"Est-elle réelle?" se demandait nerveusement Tennessee Williams devant l' "animation de vif-argent" de Jane Bowles...
Jane Bowles, qui, rappelons-le,avouait se sentir souvent offensée et souffrait de n'être appréciée que par une poignée d'amis, a d'abord été une femme à vif, rongée par une
hyper-exigence vis-à-vis de son propre travail d'écriture ne trahissant rien moins que la peur de son propre talent. Il suffit d'ailleurs de lire quelques passages de sa correspondance avec Paul B. pour saisir à quel point la piètre estime en laquelle elle se tenait l'a condamnée bien avant la maladie à un état de
défaite, de blessure irréparables.
Dans une entrée de son journal puis dans l'une des nombreuses lettres qu'elle adresse à l'homme qu'elle a épousé il y a seize ans, Emmy Moore doute, et oublie ce qui l'a conduite à séjourner seule à l'hôtel Henry. Troublée par une féminité duelle, clivée entre ce qu'elle nomme la "femme féminine" - la Turque belle et soumise à laquelle elle s'identifie de manière dépréciative- et une aspiration à plus d'indépendance et d'audace sous les traits fantasmés de" l'Américaine virile", Emmy se soumet aux injonctions bienveillantes et thérapeutiques de son mari, s'alignant sur des schémas à l'oeuvre chez Charlotte Perkins Gilman ou Alice James et dont on sait combien ils ont déraillé.

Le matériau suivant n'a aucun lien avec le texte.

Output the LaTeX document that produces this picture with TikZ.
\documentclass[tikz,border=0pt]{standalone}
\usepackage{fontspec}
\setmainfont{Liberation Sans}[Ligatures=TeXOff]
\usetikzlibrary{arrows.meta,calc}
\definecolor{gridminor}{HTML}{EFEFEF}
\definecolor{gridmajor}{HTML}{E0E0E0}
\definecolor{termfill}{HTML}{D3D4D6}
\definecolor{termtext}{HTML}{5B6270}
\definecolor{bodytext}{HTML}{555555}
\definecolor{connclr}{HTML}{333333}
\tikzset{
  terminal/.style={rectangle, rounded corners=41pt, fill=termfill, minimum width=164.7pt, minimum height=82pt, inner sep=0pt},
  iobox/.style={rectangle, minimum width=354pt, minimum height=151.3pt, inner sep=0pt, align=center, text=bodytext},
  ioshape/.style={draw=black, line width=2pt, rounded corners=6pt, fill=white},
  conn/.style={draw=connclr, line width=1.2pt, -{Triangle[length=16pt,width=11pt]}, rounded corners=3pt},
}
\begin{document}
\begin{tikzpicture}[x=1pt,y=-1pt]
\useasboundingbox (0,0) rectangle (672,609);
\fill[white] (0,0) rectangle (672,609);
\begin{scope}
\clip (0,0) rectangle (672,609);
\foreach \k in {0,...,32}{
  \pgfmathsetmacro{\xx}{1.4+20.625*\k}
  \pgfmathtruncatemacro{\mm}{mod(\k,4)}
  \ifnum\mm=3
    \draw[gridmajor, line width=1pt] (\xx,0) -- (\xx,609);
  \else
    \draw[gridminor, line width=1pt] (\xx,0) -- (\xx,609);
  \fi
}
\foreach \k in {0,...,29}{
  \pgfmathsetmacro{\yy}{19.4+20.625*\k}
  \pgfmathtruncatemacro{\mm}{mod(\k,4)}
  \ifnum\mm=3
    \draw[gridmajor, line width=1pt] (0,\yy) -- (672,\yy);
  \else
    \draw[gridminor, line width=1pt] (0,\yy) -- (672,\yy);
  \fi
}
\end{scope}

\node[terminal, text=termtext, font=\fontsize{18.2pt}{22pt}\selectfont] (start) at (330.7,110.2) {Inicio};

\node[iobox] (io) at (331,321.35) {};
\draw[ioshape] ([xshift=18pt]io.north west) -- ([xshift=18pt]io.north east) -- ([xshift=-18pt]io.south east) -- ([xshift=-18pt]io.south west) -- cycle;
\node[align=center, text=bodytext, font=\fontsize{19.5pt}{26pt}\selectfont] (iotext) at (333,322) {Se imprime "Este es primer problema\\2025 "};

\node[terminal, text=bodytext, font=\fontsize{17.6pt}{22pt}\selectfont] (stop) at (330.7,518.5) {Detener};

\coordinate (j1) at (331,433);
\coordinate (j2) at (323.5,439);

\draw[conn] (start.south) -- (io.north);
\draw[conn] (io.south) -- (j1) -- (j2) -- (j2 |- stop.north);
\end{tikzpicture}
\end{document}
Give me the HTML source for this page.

Parole sous tutelle, celle de l'autre-masculin- donc-légitime:
" Tu m'as encouragée à écrire chaque fois que j'éprouverais le besoin de mettre mes pensées au clair" mais qui jaillit des tréfonds d'une culpabilité terrible, du besoin -ravageur- de justifier ses actions, son existence. Le passage à l'acte d'écrire est ici une douleur.
"Certains jours, le besoin d'écrire se loge dans ma gorge comme un cri qu'il faut pousser à tout prix."
D'évidence, tout autant que l'identité féminine, c'est le devenir écrivain qui est mis à la question dans"Le journal d'Emmy Moore". Depuis l'état d'inquiétude, d'émotivité paralysante, d'impressionnabilité d'Emmy / Jane, le langage fait une percée, brève et touchante, avant que tout cet "appareil " de confidences ne vole en éclats, sans qu'on s'y attende.
Disparus alors, à quelques lignes de la fin, l'apparence de dialogue chuchoté, la collusion avec le lecteur.... Retour à l'extériorité: "elle" attrape quelques feuillets qu'un courant d'air a éparpillés dans la cambre; "elle" lit, reprend une phrase sur laquelle on venait de s'attarder.. Tout se diffracte soudain et s'assombrit. Il n'y a pas eu de justification; rien n'a été dit; rien du tout. Il reste une bouteille, un fauteuil d'osier, un malaise puissant, le sentiment d'un effort avorté. Quelque chose de l'ordre de la terreur. Celle qui étreignait semble-t-il consciencieusement Jane Bowles à chaque tentative qu'elle faisait pour devenir un écrivain.
"Le seul jour où j'ai réussi à écrire, où j'ai franchi la porte intérieure, je me suis sentie coupable. C'est cet état que je dois retrouver."
Stèle de Jane Bowles, textes* traduits et présentés par Michèle Causse, supplément au n° 41 du Nouveau Commerce, 1978, Paris.
* deux nouvelles, une lettre à Paul Bowles.